EDÉSIO ADORNO
Cuiabá
Relevantes fatos sociais, políticos, econômicos, culturais, científicos e esportivos marcaram os anos 2000. Na telinha, o humorístico Zorra Total, da TV Globo, foi sucesso absoluto. O porteiro "Severino faz tudo", personagem interpretado pelo saudoso ator e humorista Paulo Silvino, com seu trejeito de afeminado arrancava gargalhadas dos telespectadores com o bordão “sua bichona” e sua inconfundível capacidade de “quebrar galhos” para os moradores do condomínio onde a trama se desenvolvia.
Paulo Silvino morreu de câncer no estomago em 2017. O Zorra Total já havia saído do ar. Mas, por ironia do destino ou para comprovar que a arte é apenas a representação da vida real, a TV Globo usou a morte de um outro Severino, este anônimo, como quebra-galho de seu jornalismo vampiro - que se alimenta de tragédia, desgraça social e sangue humano - para conquistar picos de audiência.

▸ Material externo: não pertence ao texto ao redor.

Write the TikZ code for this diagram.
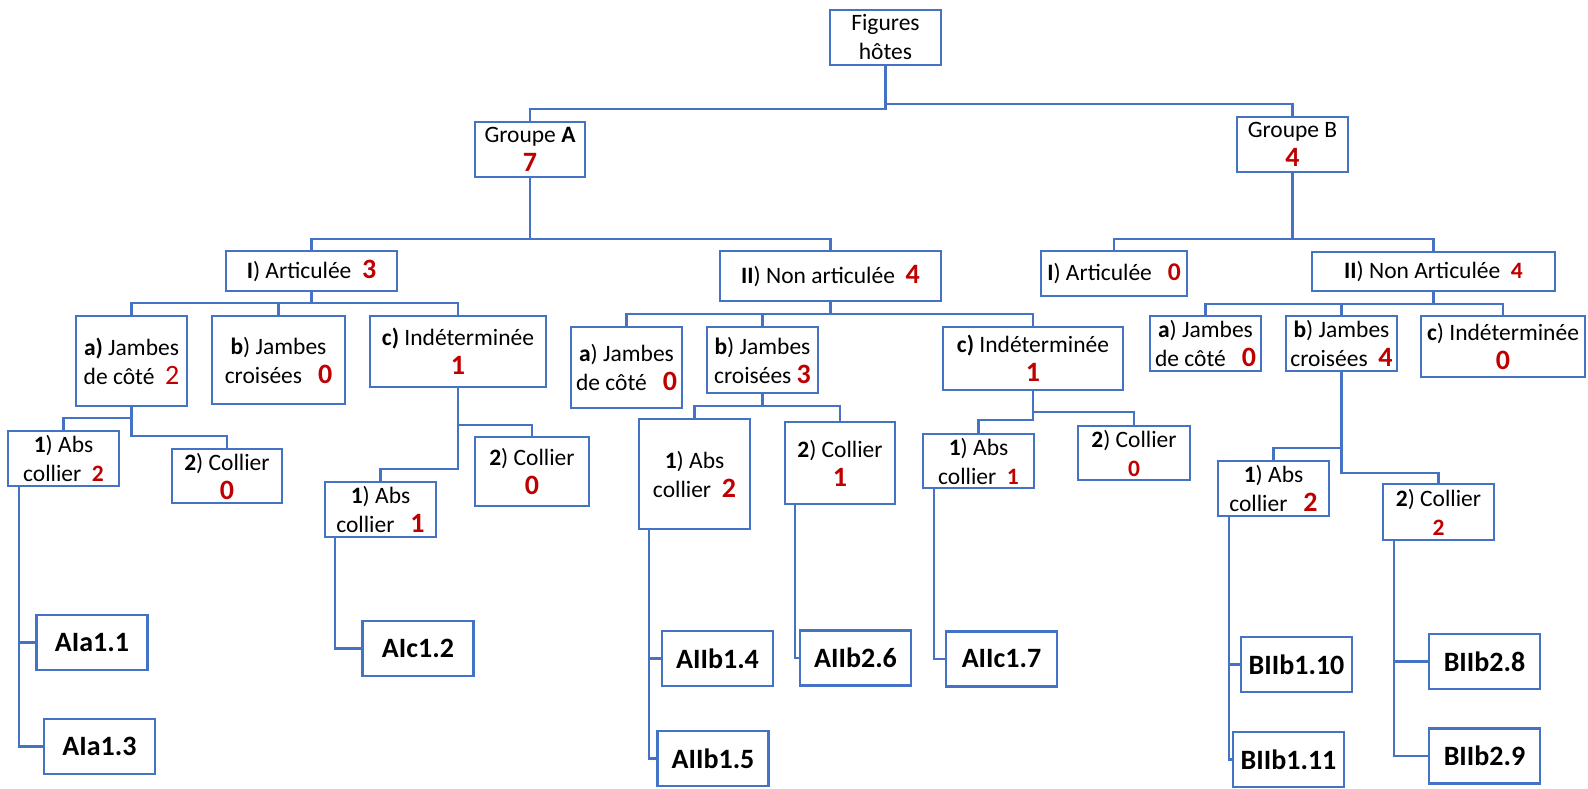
\documentclass[tikz,border=0pt]{standalone}
\usepackage{fontspec}
\setmainfont{Carlito}
\usepackage{tikz}
\definecolor{boxblue}{HTML}{4472C4}
\definecolor{numred}{HTML}{C00000}
\newcommand{\bignum}[1]{{\color{numred}\bfseries\fontsize{28}{28}\selectfont #1}}
\newcommand{\midnum}[1]{{\color{numred}\bfseries\fontsize{25.5}{28}\selectfont #1}}
\newcommand{\smallnum}[1]{{\color{numred}\bfseries #1}}
\newcommand{\plainnum}[1]{{\color{numred}\fontsize{28}{28}\selectfont #1}}

\begin{document}
\begin{tikzpicture}[x=1pt,y=-1pt,
    font=\fontsize{23.5}{29}\selectfont,
    box/.style={draw=boxblue,line width=2.2pt,fill=white,inner sep=0pt,align=center},
    wh/.style 2 args={minimum width=#1pt,minimum height=#2pt},
    leaf/.style={box,wh={111}{55},font=\fontsize{28}{30}\selectfont\bfseries},
    wire/.style={boxblue,line width=2.2pt}]
  \useasboundingbox (0,0) rectangle (1588,789);

  % top levels
  \node[box,wh={111}{55}] (root) at (885.5,37.5) {Figures\\hôtes};
  \node[box,wh={110}{55}] (gA) at (530,149.5) {Groupe \textbf{A}\\\bignum{7}};
  \node[box,wh={111}{55}] (gB) at (1292.5,144.5) {Groupe B\\\bignum{4}};

  \node[box,wh={171}{40}] (AI) at (311.5,271) {\textbf{I}) Articulée\ \ \bignum{3}};
  \node[box,wh={221}{50}] (AII) at (830.5,276) {\textbf{II}) Non articulée\ \ \bignum{4}};
  \node[box,wh={146}{45}] (BI) at (1114,273.5) {\textbf{I}) Articulée\ \ \ \midnum{0}};
  \node[box,wh={243}{39}] (BII) at (1433.5,271.5) {\textbf{II}) Non Articulée\ \ \smallnum{4}};

  % legs
  \node[box,wh={111}{90}] (AIa) at (131.5,361) {\textbf{a)} Jambes\\de côté\ \ \plainnum{2}};
  \node[box,wh={133}{88}] (AIb) at (278.5,360) {\textbf{b}) Jambes\\croisées\ \ \ \bignum{0}};
  \node[box,wh={176}{71}] (AIc) at (458,351.5) {\textbf{c)} Indéterminée\\\bignum{1}};
  \node[box,wh={111}{81}] (AIIa) at (626.5,367.5) {\textbf{a}) Jambes\\de côté\ \ \ \bignum{0}};
  \node[box,wh={111}{66}] (AIIb) at (762.5,360) {\textbf{b}) Jambes\\croisées\ \bignum{3}};
  \node[box,wh={180}{63}] (AIIc) at (1033,358.5) {\textbf{c)} Indéterminée\\\bignum{1}};
  \node[box,wh={111}{55}] (BIIa) at (1205.5,343.5) {\textbf{a}) Jambes\\de côté\ \ \ \bignum{0}};
  \node[box,wh={111}{55}] (BIIb) at (1341.5,343.5) {\textbf{b}) Jambes\\croisées\ \ \bignum{4}};
  \node[box,wh={164}{61}] (BIIc) at (1503,346.5) {\textbf{c}) Indéterminée\\\bignum{0}};

  % collier
  \node[box,wh={111}{55}] (AIa1) at (63.5,458.5) {\textbf{1}) Abs\\collier\ \ \smallnum{2}};
  \node[box,wh={110}{54}] (AIa2) at (227,476) {\textbf{2}) Collier\\\bignum{0}};
  \node[box,wh={111}{55}] (AIc1) at (380.5,509.5) {\textbf{1}) Abs\\collier\ \ \ \bignum{1}};
  \node[box,wh={114}{69}] (AIc2) at (532,471.5) {\textbf{2}) Collier\\\bignum{0}};
  \node[box,wh={111}{110}] (AIIb1) at (694.5,474) {\textbf{1}) Abs\\collier\ \ \bignum{2}};
  \node[box,wh={110}{82}] (AIIb2) at (840,463) {\textbf{2}) Collier\\\bignum{1}};
  \node[box,wh={111}{54}] (AIIc1) at (978.5,461) {\textbf{1}) Abs\\collier\ \ \smallnum{1}};
  \node[box,wh={112}{54}] (AIIc2) at (1134,453) {\textbf{2}) Collier\\\smallnum{0}};
  \node[box,wh={111}{55}] (BIIb1) at (1273.5,488.5) {\textbf{1}) Abs\\collier\ \ \ \bignum{2}};
  \node[box,wh={111}{56}] (BIIb2) at (1438.5,512) {\textbf{2}) Collier\\\smallnum{2}};

  % figures
  \node[leaf] (AIa11) at (92,642.5) {AIa1.1};
  \node[leaf] (AIa13) at (99.5,746.5) {AIa1.3};
  \node[leaf] (AIc12) at (418,648.5) {AIc1.2};
  \node[leaf] (AIIb14) at (717.5,658.5) {AIIb1.4};
  \node[leaf] (AIIb15) at (713,758.5) {AIIb1.5};
  \node[leaf] (AIIb26) at (855.5,658) {AIIb2.6};
  \node[leaf] (AIIc17) at (1001.5,659) {AIIc1.7};
  \node[leaf] (BIIb110) at (1296.5,664.5) {BIIb1.10};
  \node[leaf] (BIIb111) at (1288.5,759.5) {BIIb1.11};
  \node[leaf] (BIIb28) at (1484.5,661.5) {BIIb2.8};
  \node[leaf] (BIIb29) at (1484.5,756) {BIIb2.9};

  % tree lines
  \draw[wire] (root.south) -- ++(0,43) -| (gA.north);
  \draw[wire] (root.south) -- ++(0,38) -| (gB.north);
  \draw[wire] (gA.south) -- ++(0,61) -| (AI.north);
  \draw[wire] (gA.south) -- ++(0,61) -| (AII.north);
  \draw[wire] (gB.south) -- ++(0,66) -| (BI.north);
  \draw[wire] (gB.south) -- ++(0,66) -| (BII.north);

  \draw[wire] (AI.south) -- ++(0,11) -| (AIa.north);
  \draw[wire] (AI.south) -- ++(0,11) -| (AIb.north);
  \draw[wire] (AI.south) -- ++(0,11) -| (AIc.north);
  \draw[wire] (AII.south) -- ++(0,12) -| (AIIa.north);
  \draw[wire] (AII.south) -- ++(0,12) -| (AIIb.north);
  \draw[wire] (AII.south) -- ++(0,12) -| (AIIc.north);
  \draw[wire] (BII.south) -- ++(0,12) -| (BIIa.north);
  \draw[wire] (BII.south) -- ++(0,12) -| (BIIb.north);
  \draw[wire] (BII.south) -- ++(0,12) -| (BIIc.north);

  \draw[wire] (AIa.south) -- ++(0,11) -| (AIa1.north);
  \draw[wire] (AIa.south) -- ++(0,29) -| (AIa2.north);
  \draw[wire] (AIc.south) -- ++(0,37) -| (AIc2.north);
  \draw[wire] (AIc.south) -- ++(0,81) -| (AIc1.north);
  \draw[wire] (AIIb.south) -- ++(0,12) -| (AIIb1.north);
  \draw[wire] (AIIb.south) -- ++(0,12) -| (AIIb2.north);
  \draw[wire] (AIIc.south) -- ++(0,21) -| (AIIc2.north);
  \draw[wire] (AIIc.south) -- ++(0,29) -| (AIIc1.north);
  \draw[wire] (BIIb.south) -- ++(0,76) -| (BIIb1.north);
  \draw[wire] (BIIb.south) -- ++(0,101) -| (BIIb2.north);

  \draw[wire] ([xshift=12pt]AIa1.south west) |- (AIa11.west);
  \draw[wire] ([xshift=12pt]AIa1.south west) |- (AIa13.west);
  \draw[wire] ([xshift=11pt]AIc1.south west) |- (AIc12.west);
  \draw[wire] ([xshift=11pt]AIIb1.south west) |- (AIIb14.west);
  \draw[wire] ([xshift=11pt]AIIb1.south west) |- (AIIb15.west);
  \draw[wire] ([xshift=11pt]AIIb2.south west) |- (AIIb26.west);
  \draw[wire] ([xshift=12pt]AIIc1.south west) |- (AIIc17.west);
  \draw[wire] ([xshift=12pt]BIIb1.south west) |- (BIIb110.west);
  \draw[wire] ([xshift=12pt]BIIb1.south west) |- (BIIb111.west);
  \draw[wire] ([xshift=12pt]BIIb2.south west) |- (BIIb28.west);
  \draw[wire] ([xshift=12pt]BIIb2.south west) |- (BIIb29.west);
\end{tikzpicture}
\end{document}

Sobre a presepada da TV Globo, escreveu o colunista Mauricio Stycer, do UOL:
O que homem morre de causas diferentes em dois telejornais da Globo no mesmo dia. “Um mesmo homem, de 60 anos, foi personagem de duas reportagens diferentes em telejornais da Globo nesta terça-feira (21). E a causa da sua morte mudou entre um telejornal e outro”.
Primeiro, no "Jornal Hoje", para ilustrar a difícil situação de pacientes em estado grave com outras doenças que não a covid-19, mas que não encontram lugar nas UTIs dos hospitais municipais de São Paulo. À noite, no "Jornal da Globo", a história do mesmo homem foi citada como exemplo de pacientes com a covid-19 que não conseguem leito em UTIs de hospitais públicos na cidade.
No "Jornal Hoje", a repórter Sabina Simonato narrou a história de Severino, que "teve um AVC e estava há dias no Hospital Municipal de Campo Limpo esperando por um leito de UTI", mas morreu antes de ser transferido.
À noite, no "Jornal da Globo", a repórter Patrícia Falkowski falou do mesmo homem, mas relatando que ele morreu de covid-19 sem conseguir o leito de UTI.